Bioengineering approaches for patient-specific analysis of placenta structure and function.

The leading cause of perinatal mortality is fetal growth restriction (FGR), defined as in utero fetal growth below the 10th percentile. Insufficient exchange of oxygen and nutrients at the maternal-fetal interface is associated with FGR. This transport occurs through the vasculature of the placenta, particularly in the terminal villi, where the vascular membranes have a large surface area and are the thinnest. Altered structure of the placenta villi is thought to contribute to decreased oxygen exchange efficiency, however, understanding how the three-dimensional microstructure and properties decrease this efficiency remains a challenge. Here, a novel, multiscale workflow is presented to quantify patient-specific biophysical properties, 3D structural features, and blood flow of the villous tissue.
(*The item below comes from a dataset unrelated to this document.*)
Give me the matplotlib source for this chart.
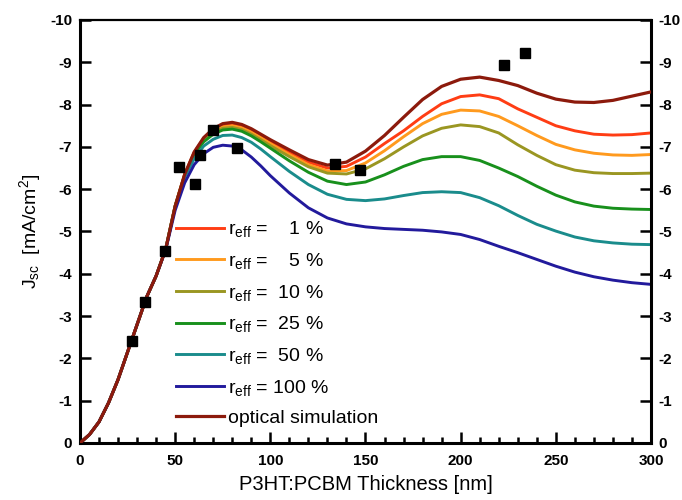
import matplotlib
matplotlib.use("Agg")
import matplotlib.pyplot as plt
from matplotlib.ticker import MultipleLocator

plt.rcParams["font.family"] = ["Liberation Sans", "DejaVu Sans"]
plt.rcParams["mathtext.default"] = "regular"
plt.rcParams["axes.unicode_minus"] = False

# Layer thickness grid (nm)
thickness = [0, 5, 10, 15, 20, 25, 30, 35, 40, 45, 50, 55, 60, 65, 70, 75, 80, 85, 90, 95, 100,
             110, 120, 130, 140, 150, 160, 170, 180, 190, 200, 210, 220, 230, 240, 250,
             260, 270, 280, 290, 300]

# Short-circuit current density (mA/cm^2) for each effective recombination rate
jsc_r1 = [0, -0.2, -0.5, -0.95, -1.5, -2.15, -2.8, -3.45, -3.95, -4.58, -5.6, -6.35, -6.87, -7.2,
          -7.4, -7.51, -7.54, -7.49, -7.39, -7.26, -7.13,
          -6.88, -6.64, -6.5, -6.54, -6.76, -7.08, -7.38, -7.72, -8.02, -8.19, -8.23, -8.14,
          -7.9, -7.7, -7.5, -7.38, -7.3, -7.28, -7.29, -7.33]
jsc_r5 = [0, -0.2, -0.5, -0.95, -1.5, -2.15, -2.8, -3.45, -3.95, -4.58, -5.6, -6.35, -6.86, -7.18,
          -7.37, -7.47, -7.5, -7.45, -7.35, -7.22, -7.08,
          -6.82, -6.58, -6.43, -6.44, -6.62, -6.91, -7.24, -7.55, -7.77, -7.87, -7.85, -7.72,
          -7.5, -7.27, -7.06, -6.93, -6.85, -6.81, -6.8, -6.82]
jsc_r10 = [0, -0.2, -0.5, -0.95, -1.5, -2.15, -2.8, -3.45, -3.95, -4.58, -5.6, -6.34, -6.84, -7.16,
           -7.34, -7.44, -7.46, -7.41, -7.3, -7.17, -7.03,
           -6.77, -6.53, -6.38, -6.36, -6.48, -6.72, -7.0, -7.26, -7.44, -7.52, -7.48, -7.33,
           -7.05, -6.8, -6.58, -6.45, -6.39, -6.37, -6.37, -6.38]
jsc_r25 = [0, -0.2, -0.5, -0.95, -1.5, -2.15, -2.8, -3.45, -3.95, -4.58, -5.6, -6.33, -6.82, -7.12,
           -7.3, -7.4, -7.42, -7.37, -7.26, -7.12, -6.97,
           -6.67, -6.4, -6.19, -6.11, -6.17, -6.34, -6.54, -6.7, -6.77, -6.77, -6.68, -6.5,
           -6.3, -6.07, -5.86, -5.7, -5.6, -5.55, -5.53, -5.52]
jsc_r50 = [0, -0.2, -0.5, -0.95, -1.5, -2.15, -2.8, -3.45, -3.95, -4.58, -5.58, -6.28, -6.72, -7.02,
           -7.18, -7.27, -7.28, -7.22, -7.11, -6.95, -6.77,
           -6.42, -6.11, -5.88, -5.76, -5.73, -5.77, -5.85, -5.92, -5.94, -5.92, -5.8, -5.61,
           -5.38, -5.17, -5.01, -4.87, -4.78, -4.73, -4.7, -4.69]
jsc_r100 = [0, -0.2, -0.5, -0.95, -1.5, -2.15, -2.8, -3.45, -3.95, -4.56, -5.5, -6.15, -6.58, -6.84,
            -6.99, -7.04, -7.02, -6.93, -6.76, -6.55, -6.32,
            -5.91, -5.56, -5.32, -5.18, -5.11, -5.07, -5.05, -5.03, -4.99, -4.93, -4.81, -4.65,
            -4.5, -4.34, -4.18, -4.04, -3.93, -3.85, -3.79, -3.75]
jsc_optical = [0, -0.2, -0.5, -0.95, -1.5, -2.15, -2.8, -3.45, -3.95, -4.58, -5.6, -6.35, -6.88, -7.22,
               -7.43, -7.55, -7.58, -7.53, -7.43, -7.3, -7.17,
               -6.93, -6.7, -6.57, -6.64, -6.9, -7.27, -7.7, -8.12, -8.43, -8.6, -8.65, -8.57,
               -8.45, -8.27, -8.13, -8.06, -8.05, -8.1, -8.2, -8.3]

# Measured devices
meas_thickness = [27.1, 34.2, 44.8, 52.1, 60.3, 63.0, 70.0, 82.3, 134.0, 147.0, 222.7, 234.0]
meas_jsc = [-2.41, -3.34, -4.54, -6.53, -6.12, -6.81, -7.41, -6.97, -6.59, -6.45, -8.94, -9.21]

series = [
    (jsc_r1, "#ff3d14", r"r$_{eff}$ =    1 %"),
    (jsc_r5, "#ff9a1e", r"r$_{eff}$ =    5 %"),
    (jsc_r10, "#9a9622", r"r$_{eff}$ =  10 %"),
    (jsc_r25, "#18901c", r"r$_{eff}$ =  25 %"),
    (jsc_r50, "#1a8c8c", r"r$_{eff}$ =  50 %"),
    (jsc_r100, "#221a9c", r"r$_{eff}$ = 100 %"),
    (jsc_optical, "#8c1a0c", "optical simulation"),
]

fig = plt.figure(figsize=(6.82, 5.0), dpi=100)
ax = fig.add_axes([0.1173, 0.114, 0.8372, 0.846])

handles = []
for values, color, label in series:
    (h,) = ax.plot(thickness, values, color=color, lw=2.1, label=label, zorder=2)
    handles.append(h)
# optical curve drawn on top of the others
handles[-1].set_zorder(3)
handles[-1].set_linewidth(2.3)

ax.plot(meas_thickness, meas_jsc, "s", color="black", ms=7.5, zorder=4)

ax.set_xlim(0, 300)
ax.set_ylim(0, -10)
ax.xaxis.set_major_locator(MultipleLocator(50))
ax.xaxis.set_minor_locator(MultipleLocator(10))
ax.yaxis.set_major_locator(MultipleLocator(1))

ax.tick_params(axis="both", which="both", direction="in", top=False,
               right=True, labelright=True, width=1.8)
ax.tick_params(axis="both", which="major", length=8, labelsize=11)
ax.tick_params(axis="y", which="major", pad=5.5)
ax.tick_params(axis="x", which="minor", length=4)
ax.tick_params(axis="x", which="major", pad=8)

for tick in ax.xaxis.get_major_ticks() + ax.yaxis.get_major_ticks():
    tick.label1.set_fontweight("bold")
    tick.label2.set_fontweight("bold")

for side in ("left", "right", "bottom"):
    ax.spines[side].set_linewidth(2.2)
ax.spines["top"].set_linewidth(1.6)

ax.set_xlabel("P3HT:PCBM Thickness [nm]", fontsize=14.5, labelpad=5)
ax.set_ylabel(r"J$_{sc}$  [mA/cm$^{2}$]", fontsize=14, labelpad=5)

ax.legend(handles=handles, loc="upper left", bbox_to_anchor=(0.155, 0.547),
          frameon=False, fontsize=14, handlelength=2.45, handletextpad=0.2,
          labelspacing=0.6, borderaxespad=0)

fig.savefig("out.png", dpi=100)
Namely, nanoindentation, optical coherence tomography, and ultrasound imaging were employed to measure the time-dependent material properties of placenta tissue, the 3D structure of villous tissue, and blood flow through the villi to characterize the microvasculature of the placenta at increasing length scales. Quantifying the biophysical properties, the 3D architecture, and blood flow in the villous tissue can be used to infer changes in maternal-fetal oxygen transport at the villous membrane. Overall, this multiscale understanding will advance knowledge of how microvascular changes in the placenta ultimately lead to FGR, opening opportunities for diagnosis and intervention.